Records contained in a dataset:
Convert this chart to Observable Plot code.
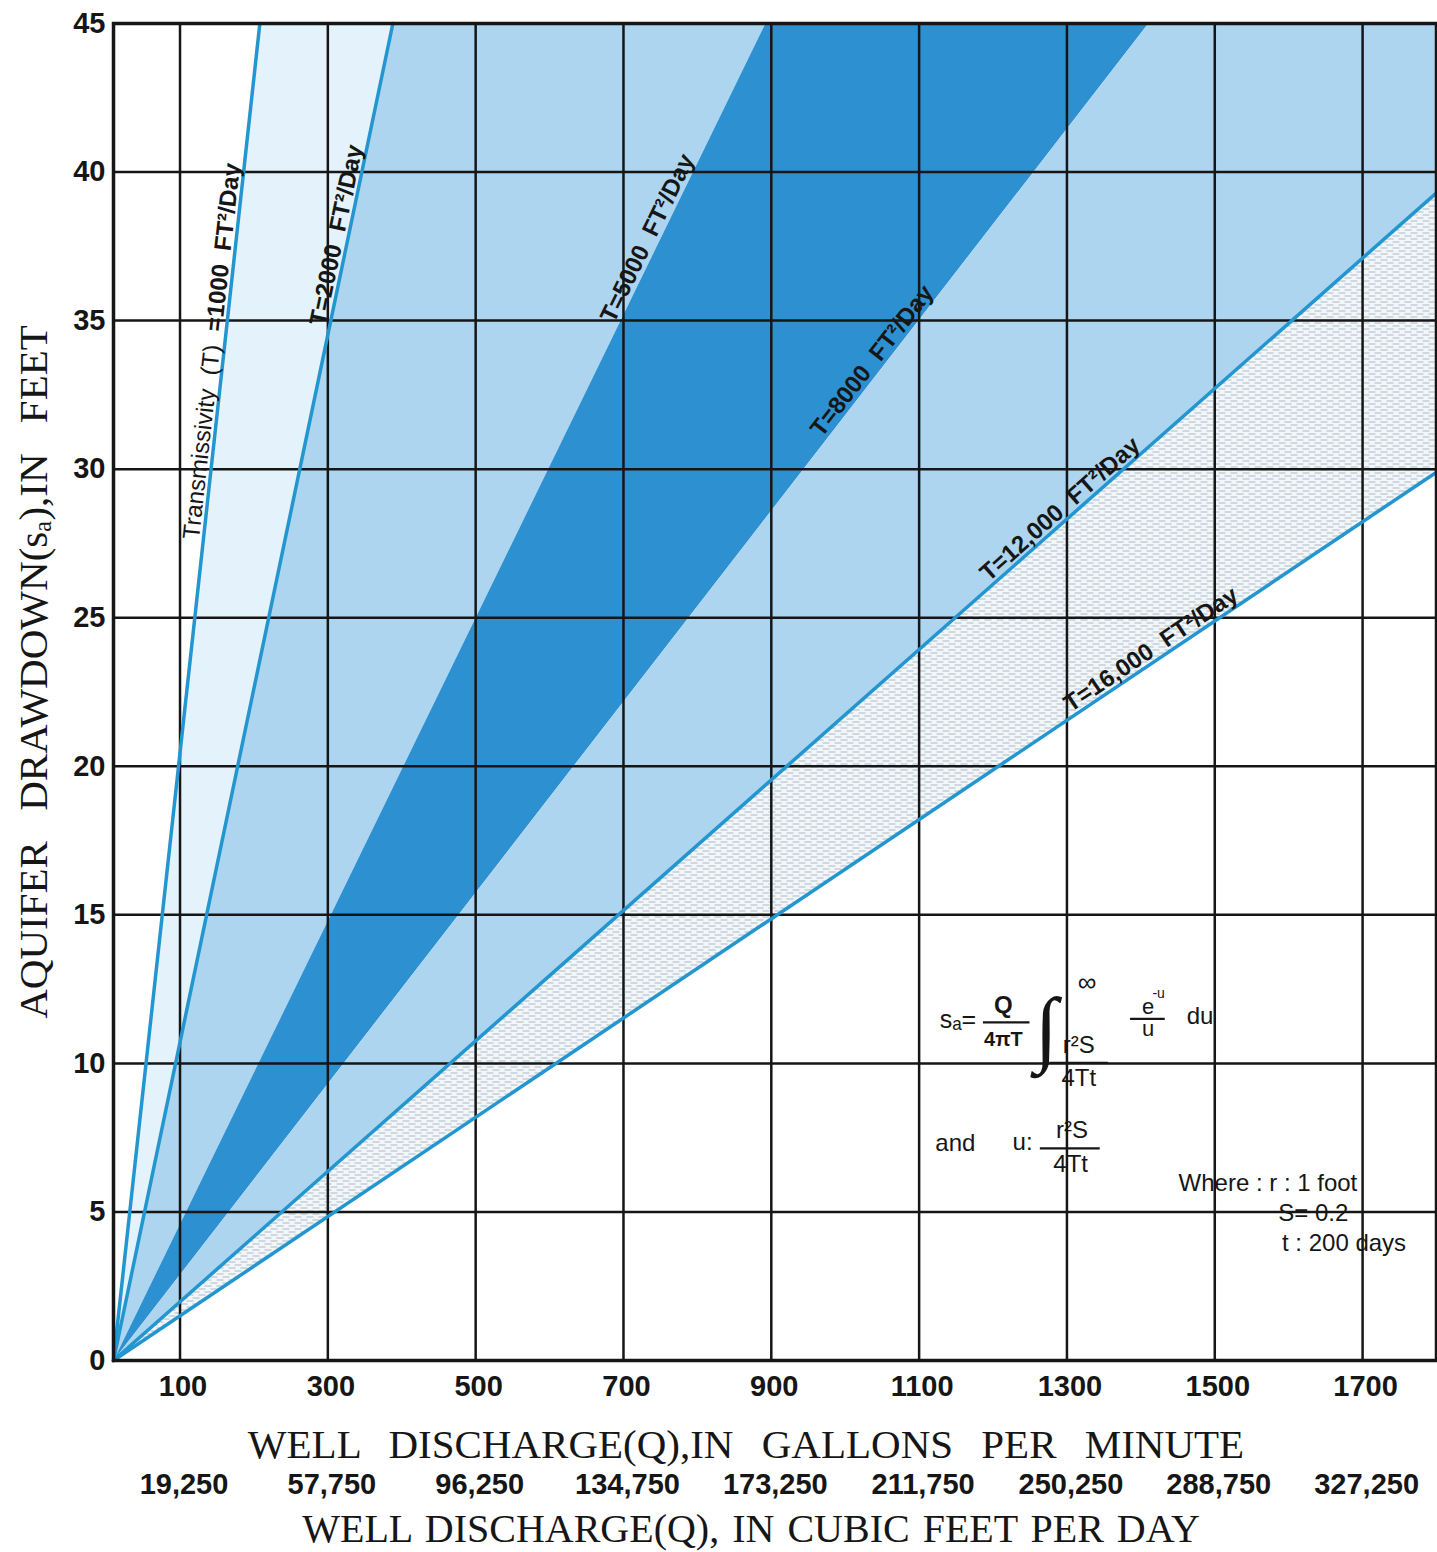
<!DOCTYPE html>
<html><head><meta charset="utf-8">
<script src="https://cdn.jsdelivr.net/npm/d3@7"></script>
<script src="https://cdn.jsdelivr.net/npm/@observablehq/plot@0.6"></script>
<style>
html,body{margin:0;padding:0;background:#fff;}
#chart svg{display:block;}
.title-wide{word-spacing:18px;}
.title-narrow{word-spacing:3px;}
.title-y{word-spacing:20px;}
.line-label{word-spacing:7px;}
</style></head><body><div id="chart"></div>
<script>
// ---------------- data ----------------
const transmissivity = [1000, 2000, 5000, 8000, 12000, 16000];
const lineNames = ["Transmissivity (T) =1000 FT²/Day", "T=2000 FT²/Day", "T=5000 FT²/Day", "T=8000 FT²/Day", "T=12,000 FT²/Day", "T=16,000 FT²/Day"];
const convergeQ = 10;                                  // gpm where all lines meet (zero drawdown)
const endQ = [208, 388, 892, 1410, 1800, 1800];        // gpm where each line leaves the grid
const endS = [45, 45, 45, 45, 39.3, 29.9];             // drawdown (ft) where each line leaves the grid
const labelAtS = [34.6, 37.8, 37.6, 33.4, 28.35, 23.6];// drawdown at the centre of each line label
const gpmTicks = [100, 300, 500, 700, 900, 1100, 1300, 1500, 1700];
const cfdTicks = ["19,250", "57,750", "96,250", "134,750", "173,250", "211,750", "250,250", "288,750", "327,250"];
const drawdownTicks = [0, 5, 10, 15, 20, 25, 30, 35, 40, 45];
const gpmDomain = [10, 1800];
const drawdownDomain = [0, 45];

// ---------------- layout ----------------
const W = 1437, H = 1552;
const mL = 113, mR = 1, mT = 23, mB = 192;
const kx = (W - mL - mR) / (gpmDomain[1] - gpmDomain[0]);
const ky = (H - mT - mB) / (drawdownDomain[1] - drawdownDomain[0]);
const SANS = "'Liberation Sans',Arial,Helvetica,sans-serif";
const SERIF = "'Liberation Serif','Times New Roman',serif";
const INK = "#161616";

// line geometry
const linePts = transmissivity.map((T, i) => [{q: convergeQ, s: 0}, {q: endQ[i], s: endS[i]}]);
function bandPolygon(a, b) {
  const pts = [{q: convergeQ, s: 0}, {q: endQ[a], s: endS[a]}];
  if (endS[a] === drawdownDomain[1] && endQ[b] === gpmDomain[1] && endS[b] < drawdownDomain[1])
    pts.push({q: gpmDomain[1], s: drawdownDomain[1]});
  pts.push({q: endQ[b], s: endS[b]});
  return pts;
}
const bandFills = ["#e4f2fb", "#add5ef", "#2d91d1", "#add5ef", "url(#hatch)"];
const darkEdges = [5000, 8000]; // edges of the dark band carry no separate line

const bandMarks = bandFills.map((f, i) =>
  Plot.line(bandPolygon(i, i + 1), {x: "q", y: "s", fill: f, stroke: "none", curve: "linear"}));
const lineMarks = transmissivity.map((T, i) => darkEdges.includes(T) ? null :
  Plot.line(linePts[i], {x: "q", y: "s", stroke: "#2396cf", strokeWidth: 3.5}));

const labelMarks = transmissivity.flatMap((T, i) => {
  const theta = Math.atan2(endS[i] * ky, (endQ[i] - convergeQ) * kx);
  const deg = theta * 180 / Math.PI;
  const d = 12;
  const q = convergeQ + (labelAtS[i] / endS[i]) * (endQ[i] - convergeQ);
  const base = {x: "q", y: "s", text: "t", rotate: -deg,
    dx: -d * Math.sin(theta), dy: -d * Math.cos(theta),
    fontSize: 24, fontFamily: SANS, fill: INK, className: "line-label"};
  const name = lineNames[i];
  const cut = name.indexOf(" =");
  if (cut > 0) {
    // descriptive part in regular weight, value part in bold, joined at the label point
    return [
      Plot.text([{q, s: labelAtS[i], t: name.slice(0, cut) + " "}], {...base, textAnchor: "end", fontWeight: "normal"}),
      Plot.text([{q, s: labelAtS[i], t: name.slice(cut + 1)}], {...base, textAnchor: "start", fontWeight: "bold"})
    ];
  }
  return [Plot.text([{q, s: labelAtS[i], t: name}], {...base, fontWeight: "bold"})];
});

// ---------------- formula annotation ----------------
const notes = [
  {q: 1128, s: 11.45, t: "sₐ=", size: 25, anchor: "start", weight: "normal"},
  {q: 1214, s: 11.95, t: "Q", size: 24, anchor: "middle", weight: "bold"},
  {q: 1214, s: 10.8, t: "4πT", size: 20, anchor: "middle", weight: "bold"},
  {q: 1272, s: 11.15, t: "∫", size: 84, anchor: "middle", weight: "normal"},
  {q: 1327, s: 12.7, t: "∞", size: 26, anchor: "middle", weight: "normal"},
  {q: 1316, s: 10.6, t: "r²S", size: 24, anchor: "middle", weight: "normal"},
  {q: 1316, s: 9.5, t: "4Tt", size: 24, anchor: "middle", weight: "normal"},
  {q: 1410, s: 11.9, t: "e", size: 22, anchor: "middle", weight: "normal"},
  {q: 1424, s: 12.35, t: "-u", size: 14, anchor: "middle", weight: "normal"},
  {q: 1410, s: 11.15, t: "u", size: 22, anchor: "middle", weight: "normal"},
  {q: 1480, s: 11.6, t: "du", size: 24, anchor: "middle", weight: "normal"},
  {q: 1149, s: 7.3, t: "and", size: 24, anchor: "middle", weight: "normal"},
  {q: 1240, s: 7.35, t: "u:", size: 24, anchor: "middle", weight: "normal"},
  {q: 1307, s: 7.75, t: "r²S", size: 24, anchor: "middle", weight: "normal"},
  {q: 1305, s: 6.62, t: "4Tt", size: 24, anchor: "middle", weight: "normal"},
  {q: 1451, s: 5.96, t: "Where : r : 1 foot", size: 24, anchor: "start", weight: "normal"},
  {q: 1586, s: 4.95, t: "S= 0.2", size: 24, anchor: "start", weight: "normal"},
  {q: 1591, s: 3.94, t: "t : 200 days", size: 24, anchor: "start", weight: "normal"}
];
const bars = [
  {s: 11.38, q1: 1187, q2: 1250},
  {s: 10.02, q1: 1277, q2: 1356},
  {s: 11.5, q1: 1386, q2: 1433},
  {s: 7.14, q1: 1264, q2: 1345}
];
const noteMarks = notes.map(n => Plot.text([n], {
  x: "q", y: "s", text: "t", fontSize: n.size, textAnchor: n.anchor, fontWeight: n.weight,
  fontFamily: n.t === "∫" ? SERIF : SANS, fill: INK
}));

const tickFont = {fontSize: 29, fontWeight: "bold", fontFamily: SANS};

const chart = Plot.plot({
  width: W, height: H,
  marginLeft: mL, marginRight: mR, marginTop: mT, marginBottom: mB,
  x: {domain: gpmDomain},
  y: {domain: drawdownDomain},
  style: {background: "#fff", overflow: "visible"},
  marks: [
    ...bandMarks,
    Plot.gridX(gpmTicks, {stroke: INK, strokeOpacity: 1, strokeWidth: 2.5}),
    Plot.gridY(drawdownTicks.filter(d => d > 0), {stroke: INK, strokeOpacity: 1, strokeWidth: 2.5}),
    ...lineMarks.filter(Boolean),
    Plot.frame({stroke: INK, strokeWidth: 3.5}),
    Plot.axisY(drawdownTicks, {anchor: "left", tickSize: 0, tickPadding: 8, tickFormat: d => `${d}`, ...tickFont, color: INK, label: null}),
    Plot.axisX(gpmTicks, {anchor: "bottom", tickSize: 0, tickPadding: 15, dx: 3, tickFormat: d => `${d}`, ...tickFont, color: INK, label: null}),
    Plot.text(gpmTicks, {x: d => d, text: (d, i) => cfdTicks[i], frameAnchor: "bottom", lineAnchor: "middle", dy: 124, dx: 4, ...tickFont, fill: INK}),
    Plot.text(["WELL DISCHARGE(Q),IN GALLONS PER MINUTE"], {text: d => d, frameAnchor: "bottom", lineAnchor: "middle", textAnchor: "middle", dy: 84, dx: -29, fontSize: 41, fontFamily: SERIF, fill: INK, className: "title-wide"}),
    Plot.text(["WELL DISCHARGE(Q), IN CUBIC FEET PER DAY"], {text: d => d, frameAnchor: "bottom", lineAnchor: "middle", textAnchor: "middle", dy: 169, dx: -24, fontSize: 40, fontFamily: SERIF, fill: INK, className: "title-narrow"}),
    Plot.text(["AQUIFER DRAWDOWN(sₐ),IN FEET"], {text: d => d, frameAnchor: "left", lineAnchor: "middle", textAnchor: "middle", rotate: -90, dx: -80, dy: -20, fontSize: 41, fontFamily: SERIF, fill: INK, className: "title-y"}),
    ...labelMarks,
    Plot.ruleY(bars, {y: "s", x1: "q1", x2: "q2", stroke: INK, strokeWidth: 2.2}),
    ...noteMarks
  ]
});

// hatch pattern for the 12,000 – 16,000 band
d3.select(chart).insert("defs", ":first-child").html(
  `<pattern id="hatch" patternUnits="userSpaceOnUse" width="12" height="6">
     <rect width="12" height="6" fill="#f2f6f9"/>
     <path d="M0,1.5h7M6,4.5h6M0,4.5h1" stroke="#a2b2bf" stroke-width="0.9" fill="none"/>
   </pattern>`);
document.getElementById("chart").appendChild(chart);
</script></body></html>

* * *

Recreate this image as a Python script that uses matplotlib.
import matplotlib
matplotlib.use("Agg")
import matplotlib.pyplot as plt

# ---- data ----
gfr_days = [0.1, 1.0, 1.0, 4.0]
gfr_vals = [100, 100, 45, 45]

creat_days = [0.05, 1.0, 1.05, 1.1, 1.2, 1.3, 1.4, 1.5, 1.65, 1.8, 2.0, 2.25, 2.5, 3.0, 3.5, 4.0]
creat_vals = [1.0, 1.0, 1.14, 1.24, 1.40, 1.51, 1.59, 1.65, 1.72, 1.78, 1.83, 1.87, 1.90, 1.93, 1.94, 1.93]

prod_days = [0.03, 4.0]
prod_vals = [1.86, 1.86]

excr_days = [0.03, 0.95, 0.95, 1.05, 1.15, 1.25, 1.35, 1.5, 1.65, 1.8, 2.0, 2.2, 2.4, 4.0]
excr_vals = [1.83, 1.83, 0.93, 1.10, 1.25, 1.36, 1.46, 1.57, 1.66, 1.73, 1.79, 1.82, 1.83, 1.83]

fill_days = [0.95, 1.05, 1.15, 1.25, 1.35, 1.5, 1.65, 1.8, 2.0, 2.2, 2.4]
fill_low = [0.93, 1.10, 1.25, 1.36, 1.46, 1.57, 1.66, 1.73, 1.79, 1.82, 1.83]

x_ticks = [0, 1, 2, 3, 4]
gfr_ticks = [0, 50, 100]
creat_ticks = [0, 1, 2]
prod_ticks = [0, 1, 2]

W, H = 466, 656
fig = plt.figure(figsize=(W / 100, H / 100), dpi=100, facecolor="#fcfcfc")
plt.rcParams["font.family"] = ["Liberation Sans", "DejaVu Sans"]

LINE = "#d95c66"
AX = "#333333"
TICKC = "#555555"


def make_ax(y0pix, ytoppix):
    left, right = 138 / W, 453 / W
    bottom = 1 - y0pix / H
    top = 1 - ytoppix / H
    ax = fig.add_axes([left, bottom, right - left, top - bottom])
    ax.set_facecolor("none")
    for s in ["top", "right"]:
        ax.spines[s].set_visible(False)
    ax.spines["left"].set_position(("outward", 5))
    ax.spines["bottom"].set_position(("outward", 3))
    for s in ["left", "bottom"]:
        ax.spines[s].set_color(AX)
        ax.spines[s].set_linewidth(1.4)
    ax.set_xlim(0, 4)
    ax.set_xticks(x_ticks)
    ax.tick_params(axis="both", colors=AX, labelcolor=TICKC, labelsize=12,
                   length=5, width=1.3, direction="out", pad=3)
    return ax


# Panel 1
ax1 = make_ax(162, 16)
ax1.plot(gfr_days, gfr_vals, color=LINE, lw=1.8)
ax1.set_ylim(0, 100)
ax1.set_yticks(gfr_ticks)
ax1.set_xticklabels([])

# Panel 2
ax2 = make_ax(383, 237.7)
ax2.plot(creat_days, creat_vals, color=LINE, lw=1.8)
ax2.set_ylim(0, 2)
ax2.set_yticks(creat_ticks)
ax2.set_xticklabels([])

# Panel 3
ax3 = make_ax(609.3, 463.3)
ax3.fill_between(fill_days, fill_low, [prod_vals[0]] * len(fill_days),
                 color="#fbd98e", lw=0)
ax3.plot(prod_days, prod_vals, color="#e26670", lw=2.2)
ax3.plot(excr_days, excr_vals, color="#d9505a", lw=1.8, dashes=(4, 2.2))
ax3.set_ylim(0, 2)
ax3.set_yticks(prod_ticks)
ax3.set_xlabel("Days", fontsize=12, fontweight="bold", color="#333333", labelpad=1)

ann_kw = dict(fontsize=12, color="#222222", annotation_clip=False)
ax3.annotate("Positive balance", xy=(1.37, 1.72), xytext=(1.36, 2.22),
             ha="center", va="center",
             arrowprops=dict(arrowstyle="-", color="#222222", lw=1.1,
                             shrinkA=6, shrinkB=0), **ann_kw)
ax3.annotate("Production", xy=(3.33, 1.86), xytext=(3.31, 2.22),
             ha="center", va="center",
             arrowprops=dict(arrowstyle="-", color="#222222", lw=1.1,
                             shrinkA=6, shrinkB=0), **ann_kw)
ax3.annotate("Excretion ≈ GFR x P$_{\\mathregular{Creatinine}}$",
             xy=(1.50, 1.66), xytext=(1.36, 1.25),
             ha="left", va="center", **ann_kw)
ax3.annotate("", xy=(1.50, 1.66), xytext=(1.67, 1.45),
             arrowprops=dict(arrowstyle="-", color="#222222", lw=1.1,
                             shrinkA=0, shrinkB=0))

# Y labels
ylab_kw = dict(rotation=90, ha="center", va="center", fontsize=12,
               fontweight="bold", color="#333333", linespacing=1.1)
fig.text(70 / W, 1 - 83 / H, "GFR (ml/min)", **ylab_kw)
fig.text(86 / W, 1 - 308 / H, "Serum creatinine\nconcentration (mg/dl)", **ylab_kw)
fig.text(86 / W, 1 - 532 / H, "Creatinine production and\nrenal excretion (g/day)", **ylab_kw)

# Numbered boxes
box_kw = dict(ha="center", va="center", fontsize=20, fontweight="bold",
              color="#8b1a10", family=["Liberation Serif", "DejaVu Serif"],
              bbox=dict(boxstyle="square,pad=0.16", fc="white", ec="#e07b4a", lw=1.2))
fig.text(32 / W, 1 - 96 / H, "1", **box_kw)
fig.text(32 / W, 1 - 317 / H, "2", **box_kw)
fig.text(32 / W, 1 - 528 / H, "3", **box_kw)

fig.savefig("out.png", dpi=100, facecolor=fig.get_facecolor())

==

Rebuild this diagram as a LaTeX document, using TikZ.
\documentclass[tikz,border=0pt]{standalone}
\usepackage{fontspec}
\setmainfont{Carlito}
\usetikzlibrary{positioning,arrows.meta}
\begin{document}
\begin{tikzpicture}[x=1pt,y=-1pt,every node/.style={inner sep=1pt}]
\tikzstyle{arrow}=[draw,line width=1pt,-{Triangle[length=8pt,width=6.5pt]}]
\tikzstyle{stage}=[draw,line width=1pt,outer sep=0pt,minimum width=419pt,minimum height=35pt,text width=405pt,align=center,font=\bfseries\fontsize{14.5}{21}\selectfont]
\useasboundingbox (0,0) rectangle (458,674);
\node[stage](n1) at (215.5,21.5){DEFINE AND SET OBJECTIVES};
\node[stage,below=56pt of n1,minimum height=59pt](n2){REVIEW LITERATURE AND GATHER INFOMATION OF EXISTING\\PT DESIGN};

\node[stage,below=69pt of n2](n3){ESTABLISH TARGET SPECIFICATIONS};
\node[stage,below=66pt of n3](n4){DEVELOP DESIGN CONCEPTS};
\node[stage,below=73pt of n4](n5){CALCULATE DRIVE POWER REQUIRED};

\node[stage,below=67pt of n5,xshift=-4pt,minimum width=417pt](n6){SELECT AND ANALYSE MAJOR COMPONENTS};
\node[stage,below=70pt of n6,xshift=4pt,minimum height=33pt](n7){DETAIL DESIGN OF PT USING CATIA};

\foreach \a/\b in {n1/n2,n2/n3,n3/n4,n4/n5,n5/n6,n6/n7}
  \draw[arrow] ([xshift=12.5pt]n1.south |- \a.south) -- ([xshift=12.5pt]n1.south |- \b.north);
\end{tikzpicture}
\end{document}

_Your goal:_
Return exactly the lines from the one with "Convert this chart to Observable Plot code." to the one with "const drawdownDomain = [0, 45];", both ends kept, and only those. Images are left out.

_Output of the task:_
Convert this chart to Observable Plot code.
<!DOCTYPE html>
<html><head><meta charset="utf-8">
<script src="https://cdn.jsdelivr.net/npm/d3@7"></script>
<script src="https://cdn.jsdelivr.net/npm/@observablehq/plot@0.6"></script>
<style>
html,body{margin:0;padding:0;background:#fff;}
#chart svg{display:block;}
.title-wide{word-spacing:18px;}
.title-narrow{word-spacing:3px;}
.title-y{word-spacing:20px;}
.line-label{word-spacing:7px;}
</style></head><body><div id="chart"></div>
<script>
// ---------------- data ----------------
const transmissivity = [1000, 2000, 5000, 8000, 12000, 16000];
const lineNames = ["Transmissivity (T) =1000 FT²/Day", "T=2000 FT²/Day", "T=5000 FT²/Day", "T=8000 FT²/Day", "T=12,000 FT²/Day", "T=16,000 FT²/Day"];
const convergeQ = 10;                                  // gpm where all lines meet (zero drawdown)
const endQ = [208, 388, 892, 1410, 1800, 1800];        // gpm where each line leaves the grid
const endS = [45, 45, 45, 45, 39.3, 29.9];             // drawdown (ft) where each line leaves the grid
const labelAtS = [34.6, 37.8, 37.6, 33.4, 28.35, 23.6];// drawdown at the centre of each line label
const gpmTicks = [100, 300, 500, 700, 900, 1100, 1300, 1500, 1700];
const cfdTicks = ["19,250", "57,750", "96,250", "134,750", "173,250", "211,750", "250,250", "288,750", "327,250"];
const drawdownTicks = [0, 5, 10, 15, 20, 25, 30, 35, 40, 45];
const gpmDomain = [10, 1800];
const drawdownDomain = [0, 45];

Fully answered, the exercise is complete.